Alain est clairement bisexuel/homosexuel, mais il semble le nier à chaque fois qu'on lui pose la question, et ça ne me semble pas très réaliste, surtout vu l'absence de rejet de son orientation. Je pense que j'aurais préféré un personnage fier de son orientation, tout comme Jean dans Les Nuits fauves. Car je veux bien croire qu'on puisse avoir des doutes, mais on parle de quelqu'un de 40 ans ayant eu de nombreuses aventures et une vie sexuelle épanouie. L'absence de lieu gay typique ou de considération gay font aussi que ça me semble pas des plus crédibles. Mais comme le réalisateur l'a dit, ça n'est pas un film sur la bisexualité mais sur la confusion. C'est donc normale que ça ressemble plus à un film sur un homme ayant plusieurs amantes qu'autre chose. La confusion se retrouve aussi dans le fait que Laurence ne se projette pas dans un rôle de mère, au contraire de Christophe et Alain, et dans d'autres passages (le bague de Marc pour Babette qui finit chez Laurence, Babette qui est une cible à tuer pour Étienne avant d'être séduite par lui, et la confusion de Marc/Etienne dans l'arc narratif, etc).

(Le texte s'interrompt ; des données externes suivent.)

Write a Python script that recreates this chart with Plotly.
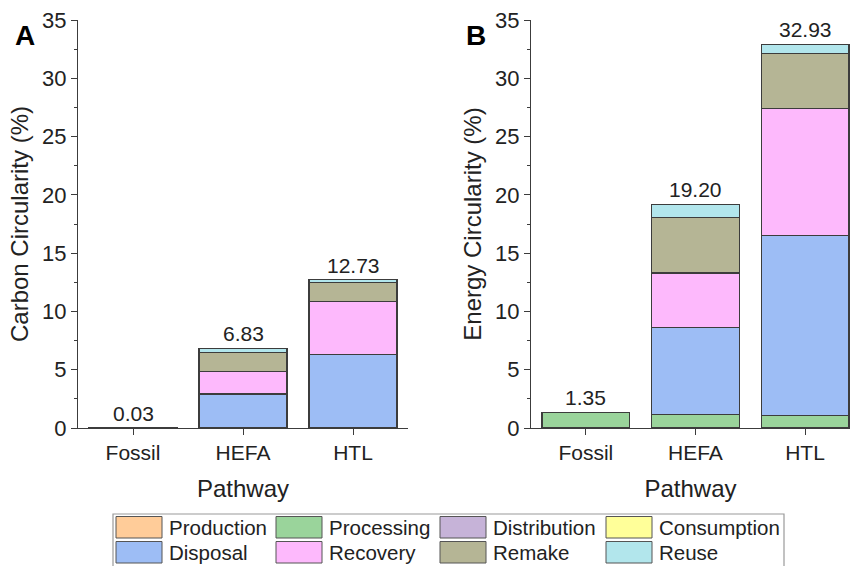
import plotly.graph_objects as go

# Pathways and life-cycle stages
pathways = ["Fossil", "HEFA", "HTL"]
stages = ["Production", "Processing", "Distribution", "Consumption",
          "Disposal", "Recovery", "Remake", "Reuse"]
stage_colors = ["#FFCC99", "#9AD49B", "#C6B3D8", "#FFFF99",
                "#9DBDF5", "#FDB9FC", "#B5B595", "#B2E6EC"]

# Carbon circularity (%) by stage
carbon_production = [0, 0, 0]
carbon_processing = [0.03, 0.02, 0.03]
carbon_distribution = [0, 0, 0]
carbon_consumption = [0, 0, 0]
carbon_disposal = [0, 2.90, 6.30]
carbon_recovery = [0, 1.90, 4.52]
carbon_remake = [0, 1.68, 1.63]
carbon_reuse = [0, 0.33, 0.25]

# Energy circularity (%) by stage
energy_production = [0, 0, 0]
energy_processing = [1.35, 1.17, 1.09]
energy_distribution = [0, 0, 0]
energy_consumption = [0, 0, 0]
energy_disposal = [0, 7.45, 15.40]
energy_recovery = [0, 4.68, 10.91]
energy_remake = [0, 4.77, 4.76]
energy_reuse = [0, 1.13, 0.77]

carbon = [carbon_production, carbon_processing, carbon_distribution, carbon_consumption,
          carbon_disposal, carbon_recovery, carbon_remake, carbon_reuse]
energy = [energy_production, energy_processing, energy_distribution, energy_consumption,
          energy_disposal, energy_recovery, energy_remake, energy_reuse]

W, H = 850, 566
FONT = "Liberation Sans, Arial, sans-serif"
INK = "#222222"
EDGE = "#3c3c3c"


def px(x):
    return x / W


def py(y):
    return (H - y) / H


fig = go.Figure()

for series, xa, ya in [(carbon, "x", "y"), (energy, "x2", "y2")]:
    for name, color, vals in zip(stages, stage_colors, series):
        fig.add_trace(go.Bar(
            x=pathways, y=vals, name=name, xaxis=xa, yaxis=ya,
            marker=dict(color=color, line=dict(color=EDGE, width=1.2)),
            width=0.8, showlegend=False,
        ))
    totals = [sum(col) for col in zip(*series)]
    for p, t in zip(pathways, totals):
        fig.add_annotation(
            x=p, y=t, xref=xa, yref=ya, text=f"{t:.2f}", showarrow=False,
            yanchor="bottom", yshift=1,
            font=dict(family=FONT, size=21, color=INK),
        )

y_common = dict(
    range=[0, 35], dtick=5, ticks="outside", ticklen=6, tickwidth=1.2,
    tickcolor=EDGE, showline=True, linecolor=EDGE, linewidth=1.3,
    showgrid=False, zeroline=False, automargin=False,
    minor=dict(dtick=2.5, ticks="outside", ticklen=3, tickcolor=EDGE, tickwidth=1.2),
    tickfont=dict(family=FONT, size=22, color=INK),
    domain=[py(428), py(20)],
)
x_common = dict(
    type="category", ticks="outside", ticklen=6, tickwidth=1.2, tickcolor=EDGE,
    showline=True, linecolor=EDGE, linewidth=1.3, showgrid=False, automargin=False,
    tickfont=dict(family=FONT, size=21, color=INK),
)

fig.update_layout(
    width=W, height=H, barmode="stack",
    margin=dict(l=0, r=0, t=0, b=0, autoexpand=False),
    paper_bgcolor="white", plot_bgcolor="white",
    font=dict(family=FONT, color=INK),
    xaxis=dict(x_common, domain=[px(78), px(408)], range=[-0.5, 2.5], anchor="y",
               title=dict(text="Pathway", font=dict(family=FONT, size=24, color=INK), standoff=16)),
    xaxis2=dict(x_common, domain=[px(531), 1.0], range=[-0.5, 2.41], anchor="y2",
                title=dict(text="Pathway", font=dict(family=FONT, size=24, color=INK), standoff=16)),
    yaxis=dict(y_common, anchor="x",
               title=dict(text="Carbon Circularity (%)", font=dict(family=FONT, size=24, color=INK), standoff=6)),
    yaxis2=dict(y_common, anchor="x2",
                title=dict(text="Energy Circularity (%)", font=dict(family=FONT, size=24, color=INK), standoff=6)),
)

# Panel letters
for letter, xc in [("A", 25), ("B", 476)]:
    fig.add_annotation(x=px(xc), y=py(35), xref="paper", yref="paper", text=f"<b>{letter}</b>",
                       showarrow=False, xanchor="center", yanchor="middle",
                       font=dict(family=FONT, size=28, color="black"))

# Legend box with swatches, four columns by two rows
fig.add_shape(type="rect", xref="paper", yref="paper",
              x0=px(113), x1=px(784), y0=py(568), y1=py(514),
              line=dict(color="#9a9a9a", width=1.2), fillcolor="white")
col_x = [116, 276, 440, 606]
row_y = [516.5, 541.5]
for i, (name, color) in enumerate(zip(stages, stage_colors)):
    cx = col_x[i % 4]
    ry = row_y[i // 4]
    fig.add_shape(type="rect", xref="paper", yref="paper",
                  x0=px(cx), x1=px(cx + 46), y0=py(ry + 21.5), y1=py(ry),
                  line=dict(color="#555555", width=1), fillcolor=color)
    fig.add_annotation(x=px(cx + 51), y=py(ry + 11), xref="paper", yref="paper",
                       text=name, showarrow=False, xanchor="left", yanchor="middle",
                       font=dict(family=FONT, size=20.5, color=INK))

fig.write_html("out.html")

Au final, tout comme dans Gazon Maudit, l'horizon est le couple avec mariage, enfant et famille. On pourrait pointer que je réclame qu'un homme bi finisse heureux à la fin d'un film, puis que je râle quand il finit heureux en famille. Mais c'est pour moi un renforcement de l'hétéronormativité, et de la prépondérance de la famille dans l'imaginaire collectif, ce qui semble être une obsession franco-francaise. En 2024, j'ai pu finalement voir un film avec un homme bi heureux, mais c'est uniquement parce que la bisexualité est un détail de l'histoire détaché du monde réel qui sert à renforcer le thème de la confusion. C'est un progrès, mais on peut faire mieux.